▸ **Aim of the exercise**:
Can you set down, exactly as they appear below, the lines from the opening of the material through the one bearing "44.5, 31.7, 29.6];", minus the pictures?

###

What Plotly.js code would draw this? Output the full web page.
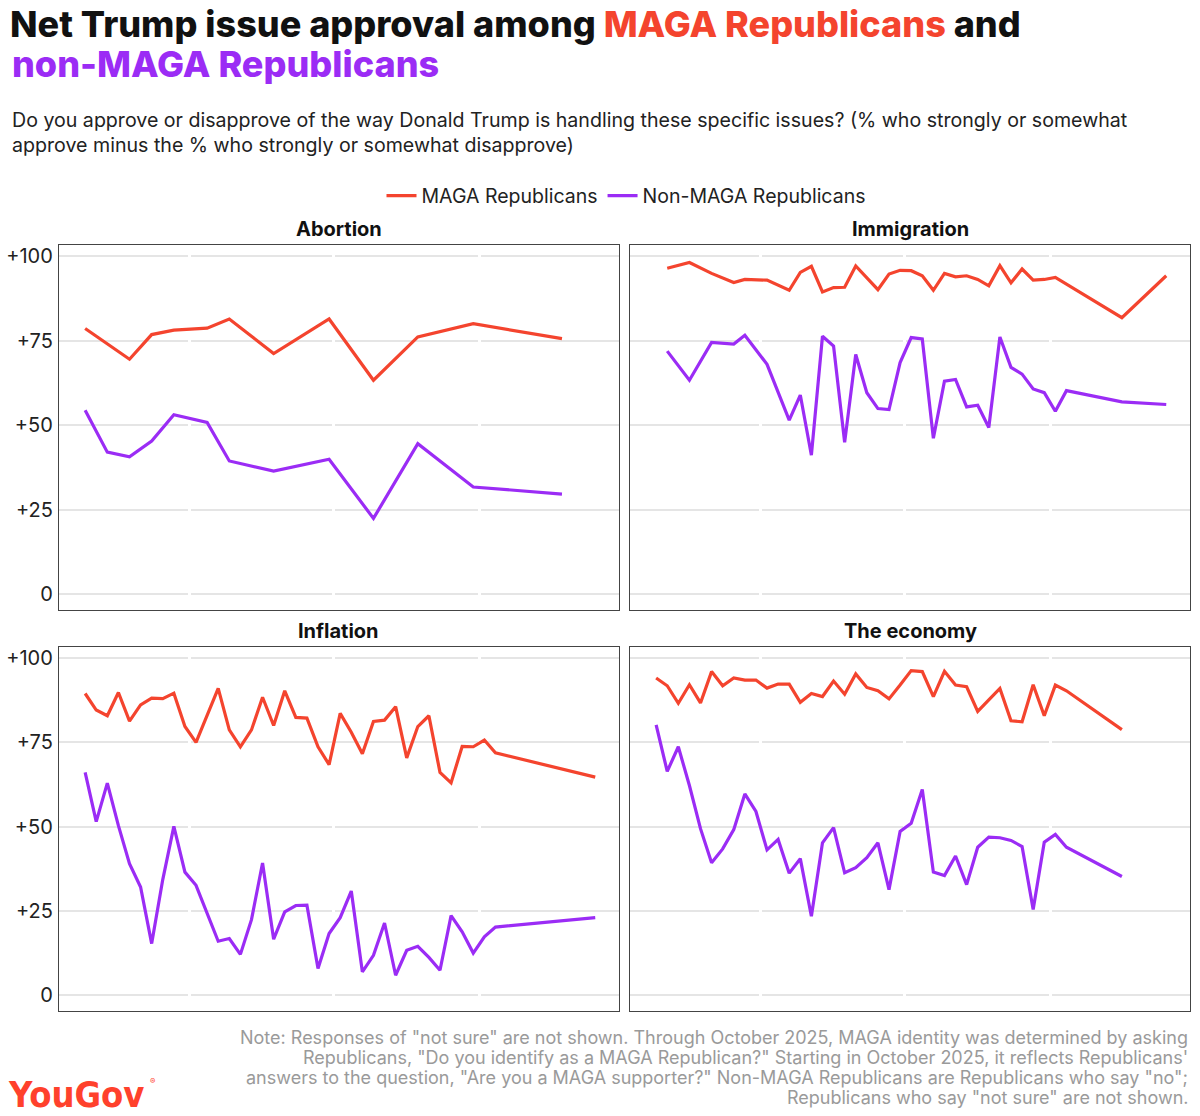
<!DOCTYPE html>
<html>
<head>
<meta charset="utf-8">
<script src="https://cdn.plot.ly/plotly-3.0.1.min.js"></script>
<style>
  html, body { margin: 0; padding: 0; background: #ffffff; }
  #chart { width: 1200px; height: 1116px; }
</style>
</head>
<body>
<div id="chart"></div>
<script>
// ---------------- DATA ----------------
const seriesNames = ["MAGA Republicans", "Non-MAGA Republicans"];
const panelTitles = ["Abortion", "Immigration", "Inflation", "The economy"];
const yTickVals = [0, 25, 50, 75, 100];
const yTickText = ["0", "+25", "+50", "+75", "+100"];
const quarterBreaks = ["2025-04-01", "2025-07-01", "2025-10-01"];

// Abortion
const abortionDates = ["2025-01-25","2025-02-08","2025-02-22","2025-03-08","2025-03-22","2025-04-12","2025-04-26",
  "2025-05-24","2025-06-28","2025-07-26","2025-08-23","2025-09-27","2025-11-22"];
const abortionMaga = [78.6, null, 69.5, 76.8, 78.1, 78.7, 81.4, 71.2, 81.4, 63.3, 76.1, 80.0, 75.6];
const abortionNonMaga = [54.4, 42.0, 40.6, 45.3, 53.1, 50.8, 39.4, 36.4, 39.9, 22.4, 44.5, 31.7, 29.6];

// Immigration
const immigrationDates = ["2025-02-01","2025-02-15","2025-03-01","2025-03-15","2025-03-22","2025-04-05","2025-04-19",
  "2025-04-26","2025-05-03","2025-05-10","2025-05-17","2025-05-24","2025-05-31","2025-06-07","2025-06-14","2025-06-21",
  "2025-06-28","2025-07-05","2025-07-12","2025-07-19","2025-07-26","2025-08-02","2025-08-09","2025-08-16","2025-08-23",
  "2025-08-30","2025-09-06","2025-09-13","2025-09-20","2025-09-27","2025-10-04","2025-10-11","2025-11-15","2025-12-13"];
const immigrationMaga = [96.4, 98.1, 94.9, 92.2, 93.1, 92.9, 89.9, 95.2, 97.0, 89.4, 90.7, 90.8, 97.1, null, 90.1, 94.7,
  95.8, 95.7, 94.2, 89.9, 94.9, 93.9, 94.2, 93.1, 91.2, 97.2, 92.1, 96.2, 92.9, 93.1, 93.7, null, 81.8, 94.2];
const immigrationNonMaga = [71.9, 63.3, 74.5, 74.0, 76.6, 68.0, 51.5, 58.9, 41.1, 76.3, 73.4, 44.9, 70.9, 59.6, 54.9, 54.6,
  68.5, 75.9, 75.5, 46.1, 63.0, 63.5, 55.4, 55.9, 49.3, 76.1, 67.1, 65.1, 60.7, 59.6, 54.1, 60.2, 56.9, 56.1];

// Inflation
const inflationDates = ["2025-01-25","2025-02-01","2025-02-08","2025-02-15","2025-02-22","2025-03-01","2025-03-08",
  "2025-03-15","2025-03-22","2025-03-29","2025-04-05","2025-04-12","2025-04-19","2025-04-26","2025-05-03","2025-05-10",
  "2025-05-17","2025-05-24","2025-05-31","2025-06-07","2025-06-14","2025-06-21","2025-06-28","2025-07-05","2025-07-12",
  "2025-07-19","2025-07-26","2025-08-02","2025-08-09","2025-08-16","2025-08-23","2025-08-30","2025-09-06","2025-09-13",
  "2025-09-20","2025-09-27","2025-10-04","2025-10-11","2025-12-13"];
const inflationMaga = [89.5, 84.6, 82.9, 89.8, 81.3, 86.1, 88.1, 88.0, 89.6, 79.7, 75.0, 83.2, 91.0, 78.7, 73.7, 78.7,
  88.4, 80.0, 90.3, 82.4, 82.2, 73.7, 68.4, 83.6, 78.0, 71.6, 81.2, 81.6, 85.6, 70.4, 79.7, 82.9, 66.1, 63.0, 73.8,
  73.7, 75.7, 71.9, 64.7];
const inflationNonMaga = [66.1, 51.5, 62.9, 50.3, 39.0, 32.1, 15.3, 34.3, 50.1, 36.5, 32.6, 24.2, 16.0, 16.8, 12.1, 22.4,
  39.2, 16.6, 24.7, 26.6, 26.7, 7.9, 18.3, 23.0, 30.9, 6.9, 11.8, 21.4, 5.9, 13.3, 14.5, 11.2, 7.4, 23.6, 18.8, 12.5,
  17.3, 20.2, 23.0];

// The economy
const economyDates = ["2025-01-25","2025-02-01","2025-02-08","2025-02-15","2025-02-22","2025-03-01","2025-03-08",
  "2025-03-15","2025-03-22","2025-03-29","2025-04-05","2025-04-12","2025-04-19","2025-04-26","2025-05-03","2025-05-10",
  "2025-05-17","2025-05-24","2025-05-31","2025-06-07","2025-06-14","2025-06-21","2025-06-28","2025-07-05","2025-07-12",
  "2025-07-19","2025-07-26","2025-08-02","2025-08-09","2025-08-16","2025-08-23","2025-08-30","2025-09-06","2025-09-13",
  "2025-09-20","2025-09-27","2025-10-04","2025-10-11","2025-11-15"];
const economyMaga = [94.1, 91.8, 86.6, 92.1, 86.7, 96.0, 91.8, 94.1, 93.5, 93.5, 91.1, 92.3, 92.3, 86.9, 89.5, 88.6,
  93.2, 89.3, 95.3, 91.3, 90.3, 87.9, 92.0, 96.3, 96.0, 88.6, 96.1, 92.0, 91.5, 84.2, 87.6, 91.0, 81.4, 81.1, 92.1,
  82.9, 92.0, 90.3, 78.8];
const economyNonMaga = [80.2, 66.4, 73.7, 62.2, 49.4, 39.3, 43.4, 49.1, 59.7, 54.5, 43.1, 46.2, 36.2, 40.5, 23.4, 45.2,
  49.7, 36.3, 37.8, 40.8, 45.2, 31.3, 48.6, 51.0, 61.0, 36.5, 35.5, 41.3, 32.8, 43.9, 46.9, 46.7, 45.9, 44.1, 25.4,
  45.4, 47.7, 43.9, 35.2];

// ---------------- STYLE ----------------
const RED = "#F4442E";
const PURPLE = "#9B2CF5";
const FONT = "Inter, 'Noto Sans', sans-serif";
const W = 1200, H = 1116;
const px = x => x / W;
const py = y => 1 - y / H;

const panels = [
  {dates: abortionDates, maga: abortionMaga, non: abortionNonMaga},
  {dates: immigrationDates, maga: immigrationMaga, non: immigrationNonMaga},
  {dates: inflationDates, maga: inflationMaga, non: inflationNonMaga},
  {dates: economyDates, maga: economyMaga, non: economyNonMaga}
];

// panel boxes in pixels [x0, x1, y0(top), y1(bottom)]
const boxes = [
  [59, 619, 245, 610],
  [630, 1190, 245, 610],
  [59, 619, 647, 1011],
  [630, 1190, 647, 1011]
];

const traces = [];
panels.forEach((p, i) => {
  const ax = i === 0 ? "" : String(i + 1);
  traces.push({
    type: "scatter", mode: "lines", x: p.dates, y: p.maga, connectgaps: true,
    name: seriesNames[0], legendgroup: "maga", showlegend: i === 0,
    line: {color: RED, width: 3.2}, xaxis: "x" + ax, yaxis: "y" + ax, hoverinfo: "skip"
  });
  traces.push({
    type: "scatter", mode: "lines", x: p.dates, y: p.non, connectgaps: true,
    name: seriesNames[1], legendgroup: "non", showlegend: i === 0,
    line: {color: PURPLE, width: 3.2}, xaxis: "x" + ax, yaxis: "y" + ax, hoverinfo: "skip"
  });
});

const layout = {
  width: W, height: H,
  margin: {l: 0, r: 0, t: 0, b: 0},
  paper_bgcolor: "#ffffff", plot_bgcolor: "#ffffff",
  font: {family: FONT, color: "#222222", size: 19},
  showlegend: true,
  legend: {
    orientation: "h", x: px(626), xanchor: "center", y: py(196), yanchor: "middle",
    font: {family: FONT, size: 19.5, color: "#222222"}, itemwidth: 30, traceorder: "normal"
  },
  title: {
    text: 'Net Trump issue approval among <span style="color:' + RED + '">MAGA Republicans</span> and',
    x: px(10), xanchor: "left", xref: "paper",
    y: py(24), yanchor: "middle", yref: "paper",
    font: {family: FONT, size: 36, weight: 800, color: "#111111"}
  },
  annotations: []
};

boxes.forEach((b, i) => {
  const ax = i === 0 ? "" : String(i + 1);
  const left = (i === 0 || i === 2);
  layout["xaxis" + ax] = {
    domain: [px(b[0]), px(b[1])], anchor: "y" + ax, type: "date",
    range: ["2025-01-08 12:00", "2025-12-28"],
    showticklabels: false, ticks: "", zeroline: false,
    // white breaks through the horizontal gridlines at quarter boundaries
    tickmode: "array", tickvals: quarterBreaks,
    showgrid: true, gridcolor: "#ffffff", gridwidth: 3,
    showline: true, mirror: true, linecolor: "#444444", linewidth: 1.2, fixedrange: true
  };
  layout["yaxis" + ax] = {
    domain: [py(b[3]), py(b[2])], anchor: "x" + ax,
    range: [-4.7, 103.3], tickmode: "array", tickvals: yTickVals, ticktext: yTickText,
    showticklabels: left, ticks: "", ticklabelstandoff: 1,
    tickfont: {family: FONT, size: 20, color: "#222222"},
    showgrid: false,
    minor: {tickmode: "array", tickvals: yTickVals, showgrid: true, gridcolor: "#e5e5e5", gridwidth: 2, ticks: ""},
    zeroline: false,
    showline: true, mirror: true, linecolor: "#444444", linewidth: 1.2, fixedrange: true
  };
  // panel title
  layout.annotations.push({
    text: "<b>" + panelTitles[i] + "</b>", xref: "paper", yref: "paper",
    x: px((b[0] + b[1]) / 2), y: py(b[2] - 16), xanchor: "center", yanchor: "middle",
    showarrow: false, font: {family: FONT, size: 20, color: "#111111", weight: 700}
  });
});

// title line 2
layout.annotations.push({
  text: "non-MAGA Republicans", xref: "paper", yref: "paper", x: px(10), y: py(64),
  xanchor: "left", yanchor: "middle", showarrow: false,
  font: {family: FONT, size: 36, weight: 800, color: PURPLE}
});
// subtitle (one annotation, two lines)
const subtitleLines = [
  "Do you approve or disapprove of the way Donald Trump is handling these specific issues? (% who strongly or somewhat",
  "approve minus the % who strongly or somewhat disapprove)"
];
layout.annotations.push({
  text: subtitleLines.join("<br>"), xref: "paper", yref: "paper", x: px(10), y: py(132),
  xanchor: "left", yanchor: "middle", align: "left", showarrow: false,
  font: {family: FONT, size: 19.6, color: "#222222"}
});
// note
const noteLines = [
  'Note: Responses of "not sure" are not shown. Through October 2025, MAGA identity was determined by asking',
  'Republicans, "Do you identify as a MAGA Republican?" Starting in October 2025, it reflects Republicans\'',
  'answers to the question, "Are you a MAGA supporter?" Non-MAGA Republicans are Republicans who say "no";',
  'Republicans who say "not sure" are not shown.'
];
noteLines.forEach((t, k) => {
  layout.annotations.push({
    text: t, xref: "paper", yref: "paper", x: px(1190), y: py(1037 + 20 * k),
    xanchor: "right", yanchor: "middle", showarrow: false,
    font: {family: FONT, size: 18, color: "#9a9a9a"}
  });
});
// logo
layout.annotations.push({
  text: "YouGov", xref: "paper", yref: "paper", x: px(6), y: py(1094),
  xanchor: "left", yanchor: "middle", showarrow: false,
  font: {family: "'Liberation Sans Narrow', 'DejaVu Sans Condensed', Roboto, sans-serif", size: 36, weight: 700, color: "#FF412C"}
});
layout.annotations.push({
  text: "®", xref: "paper", yref: "paper", x: px(152), y: py(1081),
  xanchor: "center", yanchor: "middle", showarrow: false,
  font: {family: FONT, size: 8, color: "#FF412C"}
});

Plotly.newPlot("chart", traces, layout, {staticPlot: true, displayModeBar: false});
</script>
</body>
</html>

###

▸ **Response to this exercise**:
What Plotly.js code would draw this? Output the full web page.
<!DOCTYPE html>
<html>
<head>
<meta charset="utf-8">
<script src="https://cdn.plot.ly/plotly-3.0.1.min.js"></script>
<style>
  html, body { margin: 0; padding: 0; background: #ffffff; }
  #chart { width: 1200px; height: 1116px; }
</style>
</head>
<body>
<div id="chart"></div>
<script>
// ---------------- DATA ----------------
const seriesNames = ["MAGA Republicans", "Non-MAGA Republicans"];
const panelTitles = ["Abortion", "Immigration", "Inflation", "The economy"];
const yTickVals = [0, 25, 50, 75, 100];
const yTickText = ["0", "+25", "+50", "+75", "+100"];
const quarterBreaks = ["2025-04-01", "2025-07-01", "2025-10-01"];

// Abortion
const abortionDates = ["2025-01-25","2025-02-08","2025-02-22","2025-03-08","2025-03-22","2025-04-12","2025-04-26",
  "2025-05-24","2025-06-28","2025-07-26","2025-08-23","2025-09-27","2025-11-22"];
const abortionMaga = [78.6, null, 69.5, 76.8, 78.1, 78.7, 81.4, 71.2, 81.4, 63.3, 76.1, 80.0, 75.6];
const abortionNonMaga = [54.4, 42.0, 40.6, 45.3, 53.1, 50.8, 39.4, 36.4, 39.9, 22.4, 44.5, 31.7, 29.6];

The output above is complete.